The Member of Parliament for Bolgatanaga, Issac Adongo has rubbished Vice President, Dr. Mahamudu Bawumia’s presentation on Ghana’s debt accumulation.
The Vice President at a town hall meeting on Tuesday tagged the rate of debt accumulation over the last three years as the lowest Ghana had achieved in a decade.
This is despite the public debt rising to GHS214.9 billion as of November 2019.
“The strong fiscal adjustment that has taken place and better debt management meant that the rate of debt accumulation has slowed down considerably to the lowest in a decade. Between 2008 and 2012, Ghana’s debt stock increased by 267 percent. Between 2012 and 2016, Ghana’s debt stock increased by another 243 percent. But between 2016 and 2019, the increase has been by 79 percent. So there is a big difference,” the Vice President said.
But Mr. Adongo on Eyewitness News said Dr. Bawumia’s claim was factually inaccurate.
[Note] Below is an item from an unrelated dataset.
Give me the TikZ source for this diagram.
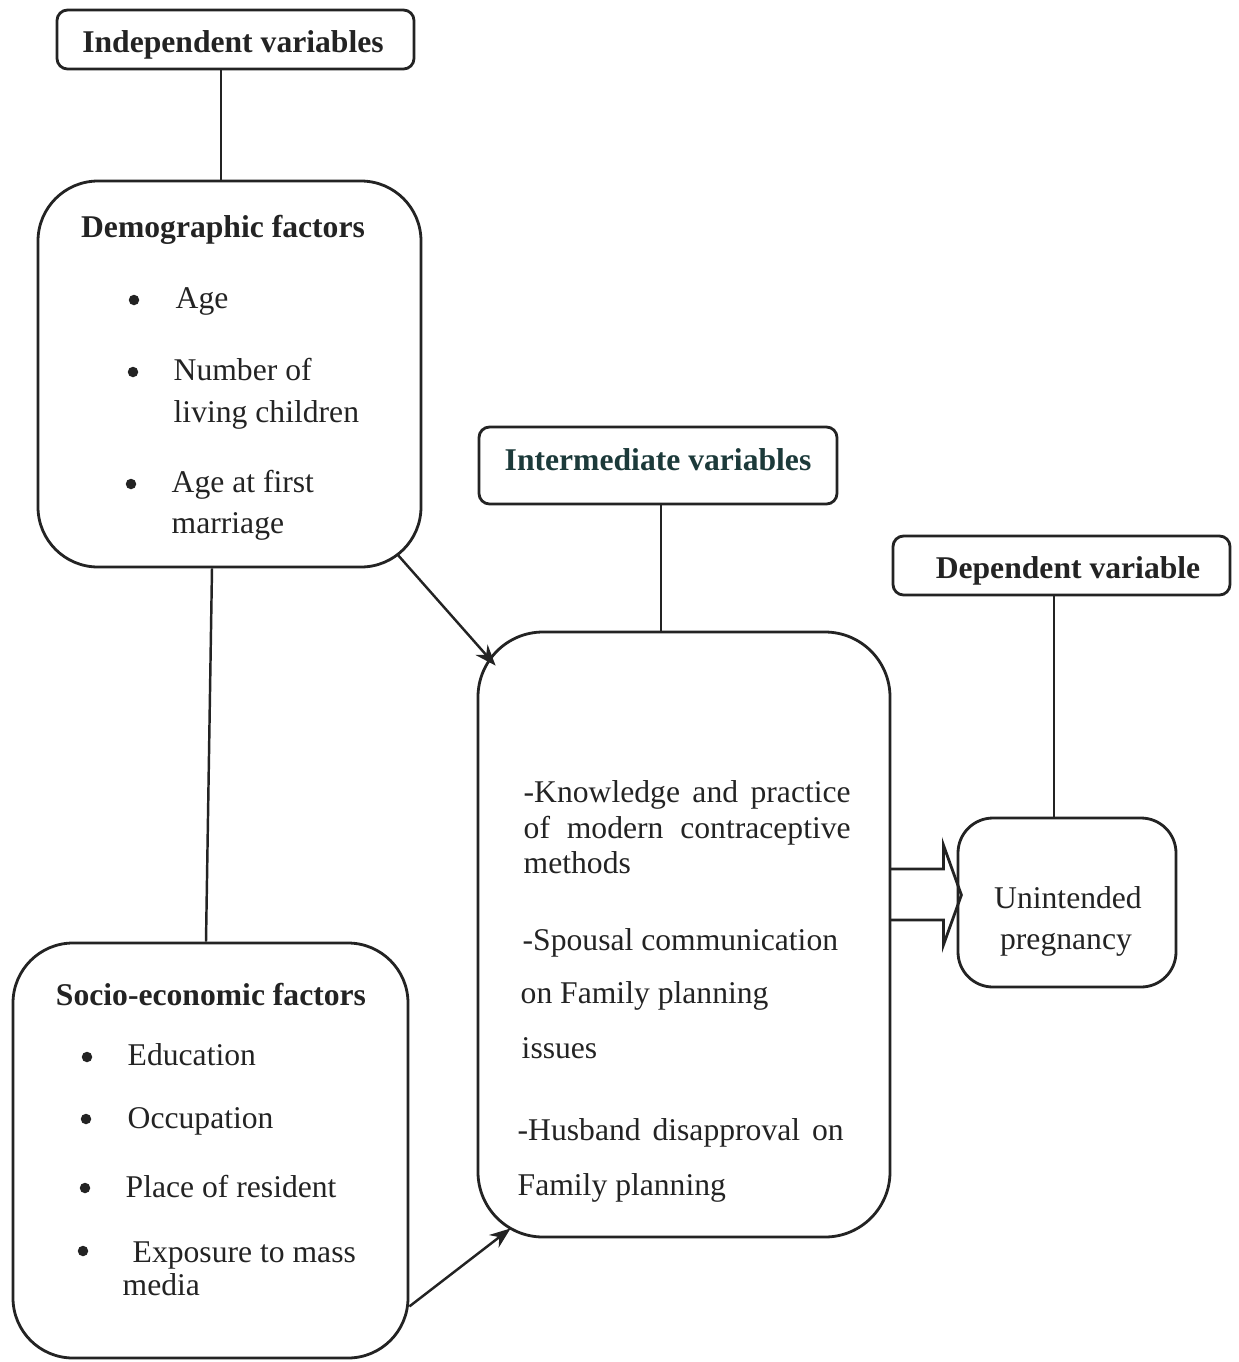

“The facts do not support what he said. If you read through his speech, you would notice that he quoted the public debt of Ghana at GHS122 billion. That is false. The Auditor-General has certified Ghana’s debt at GHS120 billion and there is no dispute about that unless the Vice President says he does not trust the work of the Auditor-General. On that score, he goes ahead to make some analysis of the growth of our public debt. He makes the analysis that Ghana’s debt grew by almost 49 percent within the period of 2008 to 2012, that is factually inaccurate. And then he says between 2012 to 2016 it grew by some 39 or 49 percent. That cannot be accurate.”
“If you look at the numbers, the debt to GDP as of December 2016, was 54% if you consider that the public debt was GHS120 billion and not 1GHS22 billion. Now if you take 56% you will notice that the public debt within the period of NDC even for four years grew by just 16%. If you compare that to him even taking just three years to compare to four years, you notice that you move from 54 percent to 62.5 percent as at December 2019 and you will notice that the debt to GDP has grown exponentially. These are data from the budget and yet Bawumia says when you move all the way from 54 percent to 62.5 percent that gives you 3.9 percent growth in debt to GDP accumulation. How do you do that Mathematics? It just does not wash.”
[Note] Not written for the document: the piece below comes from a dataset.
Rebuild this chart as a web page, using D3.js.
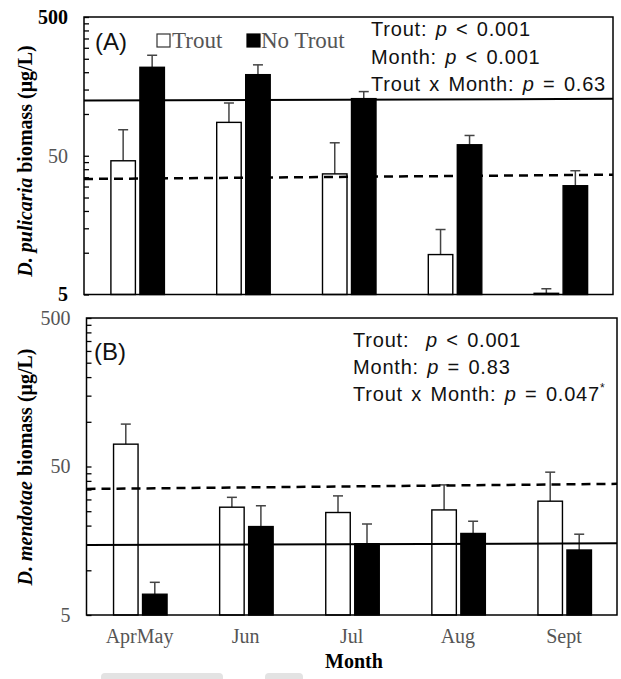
<!DOCTYPE html>
<html>
<head>
<meta charset="utf-8">
<script src="https://cdn.jsdelivr.net/npm/d3@7"></script>
<style>
  html, body { margin: 0; padding: 0; background: #fff; }
  svg { display: block; }
  .stat { font-family: "Liberation Sans", Arial, sans-serif; font-size: 20px; fill: #111; letter-spacing: 0.8px; word-spacing: 2px; white-space: pre; }
  .tag { font-family: "Liberation Sans", Arial, sans-serif; font-size: 24px; fill: #111; }
  .serif { font-family: "Liberation Serif", "Times New Roman", serif; }
</style>
</head>
<body>
<div id="chart"></div>
<script>
// months and groups
const months = ['AprMay', 'Jun', 'Jul', 'Aug', 'Sept'];
const groups = ['Trout', 'No Trout'];

// (A) D. pulicaria biomass, µg/L : bar value and top of error bar
const pulTrout      = [46, 87, 37, 9.7, 5.1];
const pulTroutErr   = [77, 120, 62, 14.7, 5.5];
const pulNoTrout    = [217, 192, 129, 60, 30.4];
const pulNoTroutErr = [265, 226, 145, 70, 39];
const pulSolid  = [125, 128.5];   // line value at left / right edge
const pulDashed = [34, 36.5];

// (B) D. mendotae biomass, µg/L
const menTrout      = [70.7, 26.6, 24.5, 25.5, 29.2];
const menTroutErr   = [96.5, 31, 31.7, 37.6, 45.8];
const menNoTrout    = [6.9, 19.7, 15.1, 17.7, 13.7];
const menNoTroutErr = [8.3, 27.2, 20.5, 21.4, 17.5];
const menSolid  = [14.8, 15.2];
const menDashed = [35.3, 38.2];

// log axis ticks
const majorTicks = [5, 50, 500];
const minorTicks = [10, 15, 20, 25, 30, 35, 40, 45, 100, 150, 200, 250, 300, 350, 400, 450];

const statsA = [
  ['Trout: ', 'p', ' < 0.001'],
  ['Month: ', 'p', ' < 0.001'],
  ['Trout x Month: ', 'p', ' = 0.63']
];
const statsB = [
  ['Trout:  ', 'p', ' < 0.001'],
  ['Month: ', 'p', ' = 0.83'],
  ['Trout x Month: ', 'p', ' = 0.047', '*']
];

const W = 621, H = 679;
const svg = d3.select('#chart').append('svg').attr('width', W).attr('height', H);

function panel(opt) {
  const { left, right, top, bottom, trout, troutErr, noTrout, noTroutErr, solid, dashed } = opt;
  const g = svg.append('g');
  const x = d3.scaleBand().domain(months).range([left, right]);
  const xs = d3.scaleOrdinal().domain(groups).range([-26, 3]);
  const bw = 24.5;
  const y = d3.scaleLog().domain([5, 500]).range([bottom, top]);

  const rows = [];
  months.forEach((m, i) => {
    rows.push({ m, grp: 'Trout', v: trout[i], e: troutErr[i] });
    rows.push({ m, grp: 'No Trout', v: noTrout[i], e: noTroutErr[i] });
  });
  const cx = d => x(d.m) + x.bandwidth() / 2 + xs(d.grp);

  // error bars (drawn first so the bar covers the root)
  const eb = g.append('g').attr('stroke', '#444').attr('stroke-width', 1.5);
  eb.selectAll('line.v').data(rows).join('line').attr('class', 'v')
    .attr('x1', d => cx(d) + bw / 2).attr('x2', d => cx(d) + bw / 2)
    .attr('y1', d => y(d.v)).attr('y2', d => y(d.e));
  eb.selectAll('line.c').data(rows).join('line').attr('class', 'c')
    .attr('x1', d => cx(d) + bw / 2 - 5).attr('x2', d => cx(d) + bw / 2 + 5)
    .attr('y1', d => y(d.e)).attr('y2', d => y(d.e));

  g.selectAll('rect.bar').data(rows).join('rect').attr('class', 'bar')
    .attr('x', d => cx(d)).attr('width', bw)
    .attr('y', d => y(d.v)).attr('height', d => bottom - y(d.v))
    .attr('fill', d => d.grp === 'Trout' ? '#fff' : '#000')
    .attr('stroke', '#000').attr('stroke-width', 1.4);

  // reference lines
  g.append('line').attr('x1', left).attr('x2', right)
    .attr('y1', y(solid[0])).attr('y2', y(solid[1]))
    .attr('stroke', '#000').attr('stroke-width', 2);
  g.append('line').attr('x1', left).attr('x2', right)
    .attr('y1', y(dashed[0])).attr('y2', y(dashed[1]))
    .attr('stroke', '#000').attr('stroke-width', 2.5).attr('stroke-dasharray', '9,6');

  // frame
  g.append('rect').attr('x', left).attr('y', top)
    .attr('width', right - left).attr('height', bottom - top)
    .attr('fill', 'none').attr('stroke', '#000').attr('stroke-width', 1.5);

  // y ticks (inside)
  const ax = g.append('g').attr('transform', `translate(${left},0)`)
    .call(d3.axisLeft(y).tickValues(minorTicks.concat(majorTicks)).tickSize(-5).tickFormat(''));
  ax.select('.domain').remove();
  ax.selectAll('line').attr('stroke', '#000').attr('stroke-width', 1.3);

  const lab = g.append('g').attr('transform', `translate(${left},0)`)
    .call(d3.axisLeft(y).tickValues(majorTicks).tickSize(0).tickPadding(16).tickFormat(d3.format('d')));
  lab.select('.domain').remove();
  lab.selectAll('text').attr('class', 'serif').style('font-size', '20px')
    .attr('fill', d => opt.boldEnds && d !== 50 ? '#000' : '#555')
    .style('font-weight', d => opt.boldEnds && d !== 50 ? 'bold' : 'normal');

  return { g, x, y };
}

const A = panel({ left: 84, right: 613, top: 17, bottom: 294.5,
  trout: pulTrout, troutErr: pulTroutErr, noTrout: pulNoTrout, noTroutErr: pulNoTroutErr,
  solid: pulSolid, dashed: pulDashed, boldEnds: true });
const B = panel({ left: 86.5, right: 617, top: 318, bottom: 615,
  trout: menTrout, troutErr: menTroutErr, noTrout: menNoTrout, noTroutErr: menNoTroutErr,
  solid: menSolid, dashed: menDashed, boldEnds: false });

// x axis labels under panel B
const xa = svg.append('g').attr('transform', 'translate(0,615)')
  .call(d3.axisBottom(B.x).tickSize(0).tickPadding(14));
xa.select('.domain').remove();
xa.selectAll('text').attr('class', 'serif').style('font-size', '20px').attr('fill', '#555');

svg.append('text').attr('class', 'serif').attr('x', 354).attr('y', 668)
  .attr('text-anchor', 'middle').style('font-size', '20px').style('font-weight', 'bold')
  .text('Month');

// y titles
function yTitle(cy, species) {
  const t = svg.append('text').attr('class', 'serif')
    .attr('transform', `translate(32,${cy}) rotate(-90)`)
    .attr('text-anchor', 'middle').style('font-size', '20px').style('font-weight', 'bold');
  t.append('tspan').style('font-style', 'italic').text(species);
  t.append('tspan').text(' biomass (μg/L)');
}
yTitle(161, 'D. pulicaria');
yTitle(467, 'D. mendotae');

// panel tags
svg.append('text').attr('class', 'tag').attr('x', 95).attr('y', 50).text('(A)');
svg.append('text').attr('class', 'tag').attr('x', 94).attr('y', 360).text('(B)');

// legend
const leg = svg.append('g');
leg.selectAll('rect').data(groups).join('rect')
  .attr('x', (d, i) => i ? 247 : 157).attr('y', 34).attr('width', 13).attr('height', 13)
  .attr('fill', d => d === 'Trout' ? '#fff' : '#000')
  .attr('stroke', d => d === 'Trout' ? '#333' : '#000').attr('stroke-width', 1.2);
leg.selectAll('text').data(groups).join('text').attr('class', 'serif')
  .attr('x', (d, i) => i ? 261 : 172).attr('y', 48)
  .style('font-size', '23px').attr('fill', '#555').text(d => d);

// statistics text
function stats(lines, x0, y0, dy) {
  lines.forEach((ln, i) => {
    const t = svg.append('text').attr('class', 'stat').attr('x', x0).attr('y', y0 + i * dy);
    t.append('tspan').text(ln[0]);
    t.append('tspan').style('font-style', 'italic').text(ln[1]);
    t.append('tspan').text(ln[2]);
    if (ln[3]) t.append('tspan').attr('dy', -9).style('font-size', '12px').text(ln[3]);
  });
}
stats(statsA, 371, 36, 27.5);
stats(statsB, 353, 347, 27);

// faint grey marks at the bottom edge of the scan
svg.append('rect').attr('x', 101).attr('y', 673).attr('width', 122).attr('height', 10).attr('rx', 4).attr('fill', '#e3e3e3');
svg.append('rect').attr('x', 265).attr('y', 673).attr('width', 38).attr('height', 10).attr('rx', 4).attr('fill', '#e3e3e3');
</script>
</body>
</html>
The total public debt has increased from GHS122 billion in 2016 to GHS214 billion in November 2019 representing 62.2 percent of GDP.
Possible incoming debt distress
Ghana’s recent sale of $3 billion in Eurobonds puts it in high risk of distress, according to the International Monetary Fund.
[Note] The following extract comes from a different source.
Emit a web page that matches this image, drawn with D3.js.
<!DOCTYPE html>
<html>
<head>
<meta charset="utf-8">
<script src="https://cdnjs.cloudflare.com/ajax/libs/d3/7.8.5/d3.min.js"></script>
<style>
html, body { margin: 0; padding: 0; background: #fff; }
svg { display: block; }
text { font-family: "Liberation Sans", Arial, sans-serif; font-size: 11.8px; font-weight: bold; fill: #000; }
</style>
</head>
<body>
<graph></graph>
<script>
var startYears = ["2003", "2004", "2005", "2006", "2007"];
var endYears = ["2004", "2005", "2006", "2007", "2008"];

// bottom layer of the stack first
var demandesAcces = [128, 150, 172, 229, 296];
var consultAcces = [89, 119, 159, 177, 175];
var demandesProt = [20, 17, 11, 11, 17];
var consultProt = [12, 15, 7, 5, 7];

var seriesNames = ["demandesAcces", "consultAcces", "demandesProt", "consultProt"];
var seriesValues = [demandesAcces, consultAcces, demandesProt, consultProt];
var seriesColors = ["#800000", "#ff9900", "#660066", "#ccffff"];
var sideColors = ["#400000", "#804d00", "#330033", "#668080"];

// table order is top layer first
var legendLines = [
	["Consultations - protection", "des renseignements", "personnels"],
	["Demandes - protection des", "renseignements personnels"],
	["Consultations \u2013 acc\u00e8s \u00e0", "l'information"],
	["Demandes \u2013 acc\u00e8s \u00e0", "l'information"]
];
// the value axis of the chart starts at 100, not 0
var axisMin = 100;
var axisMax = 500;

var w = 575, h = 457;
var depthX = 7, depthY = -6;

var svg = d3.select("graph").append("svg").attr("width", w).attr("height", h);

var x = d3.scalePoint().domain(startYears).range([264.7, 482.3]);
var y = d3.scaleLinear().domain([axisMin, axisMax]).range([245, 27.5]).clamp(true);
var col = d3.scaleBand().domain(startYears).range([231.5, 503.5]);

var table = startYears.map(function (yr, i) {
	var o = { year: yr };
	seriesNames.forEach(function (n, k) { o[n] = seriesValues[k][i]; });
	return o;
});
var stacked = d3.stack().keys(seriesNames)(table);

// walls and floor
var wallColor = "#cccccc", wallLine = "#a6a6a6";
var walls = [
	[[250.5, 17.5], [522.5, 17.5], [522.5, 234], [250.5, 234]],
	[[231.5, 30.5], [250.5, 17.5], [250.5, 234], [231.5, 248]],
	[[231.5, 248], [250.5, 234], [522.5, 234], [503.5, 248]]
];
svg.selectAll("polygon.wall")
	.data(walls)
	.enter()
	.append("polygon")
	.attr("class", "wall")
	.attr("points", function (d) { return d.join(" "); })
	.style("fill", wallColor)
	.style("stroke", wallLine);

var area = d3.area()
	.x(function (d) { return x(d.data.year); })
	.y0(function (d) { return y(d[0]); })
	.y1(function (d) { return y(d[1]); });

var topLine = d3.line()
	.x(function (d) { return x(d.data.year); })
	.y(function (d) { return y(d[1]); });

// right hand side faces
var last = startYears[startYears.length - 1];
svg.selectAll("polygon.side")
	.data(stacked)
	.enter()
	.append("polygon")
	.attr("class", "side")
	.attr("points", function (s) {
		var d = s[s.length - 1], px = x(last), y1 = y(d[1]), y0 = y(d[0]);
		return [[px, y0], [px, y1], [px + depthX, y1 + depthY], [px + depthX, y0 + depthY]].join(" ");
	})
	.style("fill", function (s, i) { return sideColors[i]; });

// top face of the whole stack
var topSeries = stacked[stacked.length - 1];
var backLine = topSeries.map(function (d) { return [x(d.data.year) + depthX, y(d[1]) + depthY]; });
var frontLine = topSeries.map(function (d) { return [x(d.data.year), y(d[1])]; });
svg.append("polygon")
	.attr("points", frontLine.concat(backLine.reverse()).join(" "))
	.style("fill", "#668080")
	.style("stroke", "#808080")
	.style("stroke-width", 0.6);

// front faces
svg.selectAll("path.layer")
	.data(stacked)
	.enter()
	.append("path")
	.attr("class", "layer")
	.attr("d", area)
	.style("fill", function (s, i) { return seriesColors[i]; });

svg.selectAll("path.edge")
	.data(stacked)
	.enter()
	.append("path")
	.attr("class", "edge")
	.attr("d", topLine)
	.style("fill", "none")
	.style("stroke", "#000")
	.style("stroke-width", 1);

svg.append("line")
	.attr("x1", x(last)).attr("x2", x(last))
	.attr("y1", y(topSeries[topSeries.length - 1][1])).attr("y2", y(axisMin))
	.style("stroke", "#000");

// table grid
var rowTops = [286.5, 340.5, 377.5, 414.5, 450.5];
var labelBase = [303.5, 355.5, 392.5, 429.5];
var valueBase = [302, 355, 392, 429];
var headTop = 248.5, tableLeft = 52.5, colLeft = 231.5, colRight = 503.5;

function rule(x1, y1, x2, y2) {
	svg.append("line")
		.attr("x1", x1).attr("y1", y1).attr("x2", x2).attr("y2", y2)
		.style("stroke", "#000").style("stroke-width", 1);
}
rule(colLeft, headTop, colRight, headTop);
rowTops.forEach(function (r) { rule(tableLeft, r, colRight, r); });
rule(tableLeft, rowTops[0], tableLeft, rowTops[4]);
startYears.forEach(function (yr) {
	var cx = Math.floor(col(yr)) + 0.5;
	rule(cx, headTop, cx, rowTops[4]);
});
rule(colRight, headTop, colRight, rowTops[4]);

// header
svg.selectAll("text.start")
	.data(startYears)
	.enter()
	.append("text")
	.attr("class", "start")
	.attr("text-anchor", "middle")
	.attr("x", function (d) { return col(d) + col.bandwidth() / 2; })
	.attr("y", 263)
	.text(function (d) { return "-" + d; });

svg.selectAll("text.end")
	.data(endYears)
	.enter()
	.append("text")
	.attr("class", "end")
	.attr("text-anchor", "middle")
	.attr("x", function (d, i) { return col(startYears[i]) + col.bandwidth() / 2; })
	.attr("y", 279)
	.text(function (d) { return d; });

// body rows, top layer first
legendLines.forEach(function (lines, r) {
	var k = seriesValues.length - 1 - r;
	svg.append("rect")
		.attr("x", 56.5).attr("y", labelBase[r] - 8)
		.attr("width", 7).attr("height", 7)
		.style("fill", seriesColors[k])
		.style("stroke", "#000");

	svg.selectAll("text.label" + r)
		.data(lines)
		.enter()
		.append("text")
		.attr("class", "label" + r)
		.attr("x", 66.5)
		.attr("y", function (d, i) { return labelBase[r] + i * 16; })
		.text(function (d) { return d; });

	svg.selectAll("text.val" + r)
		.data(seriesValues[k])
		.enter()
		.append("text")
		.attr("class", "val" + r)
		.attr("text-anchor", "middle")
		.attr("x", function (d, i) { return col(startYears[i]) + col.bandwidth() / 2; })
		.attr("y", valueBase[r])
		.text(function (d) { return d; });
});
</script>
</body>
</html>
Ghana received about $15 billion in offers for the debt issuance that included a tranche of sub-Saharan Africa’s longest-yet Eurobond with an average life of 40 years.
The sale would increase Ghana’s debt burden, which the International Monetary Fund estimated was 63% of gross domestic product at the end of 2019.
The World Bank also cautioned Ghana against piling its external debt and exceeding the sustainability threshold.
The Africa Economic Outlook, in its section on Ghana, also warned that increased foreign participation in Ghana’s debt exposes the country to global market swings and foreign exchange risks.
It noted that “mounting energy sector liabilities, due to excess installed capacity from take-or-pay contracts with independent power producers, and the ongoing financial sector clean-up are likely to lift the debt-to-GDP ratio above the current 60.6 percent.”
In addition, despite the Fiscal Responsibility Act, it warned that the runup to elections might put pressure on the government to overspend and under-tax “which could derail progress toward fiscal consolidation.”
The Finance Minister, Ken Ofori-Atta, in turn, assured that Ghana’s debt to GDP, which is the total value of all goods and services produced, will not escalate to alarming levels with the issuance of the latest Eurobond.